THE TASK: Write out the listing below in full and exactly, leaving out every picture.
------------------------------------
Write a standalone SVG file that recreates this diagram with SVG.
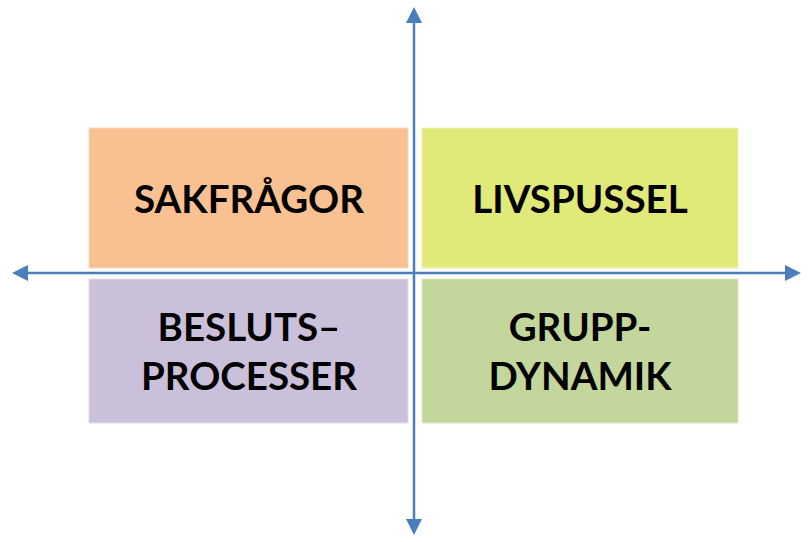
<svg xmlns="http://www.w3.org/2000/svg" width="808" height="542" viewBox="0 0 808 542">
<style>
.box{stroke-width:1}
.lbl{font-family:Lato,"Open Sans","Liberation Sans",sans-serif;font-weight:bold;font-size:38.5px;fill:#000;text-anchor:middle}
.ax{stroke:#4a7ebb;stroke-width:2.5;fill:none}
</style>
<defs>
<marker id="ah" viewBox="0 0 16 16" refX="2" refY="8" markerWidth="16" markerHeight="16" markerUnits="userSpaceOnUse" orient="auto">
<path d="M0,0 L16,8 L0,16 Z" fill="#4a7ebb"/>
</marker>
</defs>
<rect width="808" height="542" fill="#fff"/>
<g id="sakfragor">
<rect class="box" x="89" y="128" width="319" height="140" fill="#f9c091" stroke="#fbd9bf"/>
<text class="lbl" x="249" y="213">SAKFRÅGOR</text>
</g>
<g id="livspussel">
<rect class="box" x="422" y="128" width="316" height="140" fill="#e1e978" stroke="#eef2b8"/>
<text class="lbl" x="580" y="213">LIVSPUSSEL</text>
</g>
<g id="beslutsprocesser">
<rect class="box" x="89" y="279" width="319" height="144" fill="#cbc0da" stroke="#e3dcea"/>
<text class="lbl" x="249" y="341">BESLUTS–</text>
<text class="lbl" x="249" y="390">PROCESSER</text>
</g>
<g id="gruppdynamik">
<rect class="box" x="422" y="279" width="316" height="144" fill="#c3d69b" stroke="#dde8c6"/>
<text class="lbl" x="580" y="341">GRUPP-</text>
<text class="lbl" x="580" y="390">DYNAMIK</text>
</g>
<g id="connectors">
<line class="ax" x1="414" y1="272" x2="414" y2="21" marker-end="url(#ah)"/>
<line class="ax" x1="414" y1="272" x2="414" y2="521" marker-end="url(#ah)"/>
<line class="ax" x1="414" y1="273" x2="26" y2="273" marker-end="url(#ah)"/>
<line class="ax" x1="414" y1="273" x2="787" y2="273" marker-end="url(#ah)"/>
</g>
</svg>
------------------------------------
FINISHED ANSWER:
Write a standalone SVG file that recreates this diagram with SVG.
<svg xmlns="http://www.w3.org/2000/svg" width="808" height="542" viewBox="0 0 808 542">
<style>
.box{stroke-width:1}
.lbl{font-family:Lato,"Open Sans","Liberation Sans",sans-serif;font-weight:bold;font-size:38.5px;fill:#000;text-anchor:middle}
.ax{stroke:#4a7ebb;stroke-width:2.5;fill:none}
</style>
<defs>
<marker id="ah" viewBox="0 0 16 16" refX="2" refY="8" markerWidth="16" markerHeight="16" markerUnits="userSpaceOnUse" orient="auto">
<path d="M0,0 L16,8 L0,16 Z" fill="#4a7ebb"/>
</marker>
</defs>
<rect width="808" height="542" fill="#fff"/>
<g id="sakfragor">
<rect class="box" x="89" y="128" width="319" height="140" fill="#f9c091" stroke="#fbd9bf"/>
<text class="lbl" x="249" y="213">SAKFRÅGOR</text>
</g>
<g id="livspussel">
<rect class="box" x="422" y="128" width="316" height="140" fill="#e1e978" stroke="#eef2b8"/>
<text class="lbl" x="580" y="213">LIVSPUSSEL</text>
</g>
<g id="beslutsprocesser">
<rect class="box" x="89" y="279" width="319" height="144" fill="#cbc0da" stroke="#e3dcea"/>
<text class="lbl" x="249" y="341">BESLUTS–</text>
<text class="lbl" x="249" y="390">PROCESSER</text>
</g>
<g id="gruppdynamik">
<rect class="box" x="422" y="279" width="316" height="144" fill="#c3d69b" stroke="#dde8c6"/>
<text class="lbl" x="580" y="341">GRUPP-</text>
<text class="lbl" x="580" y="390">DYNAMIK</text>
</g>
<g id="connectors">
<line class="ax" x1="414" y1="272" x2="414" y2="21" marker-end="url(#ah)"/>
<line class="ax" x1="414" y1="272" x2="414" y2="521" marker-end="url(#ah)"/>
<line class="ax" x1="414" y1="273" x2="26" y2="273" marker-end="url(#ah)"/>
<line class="ax" x1="414" y1="273" x2="787" y2="273" marker-end="url(#ah)"/>
</g>
</svg>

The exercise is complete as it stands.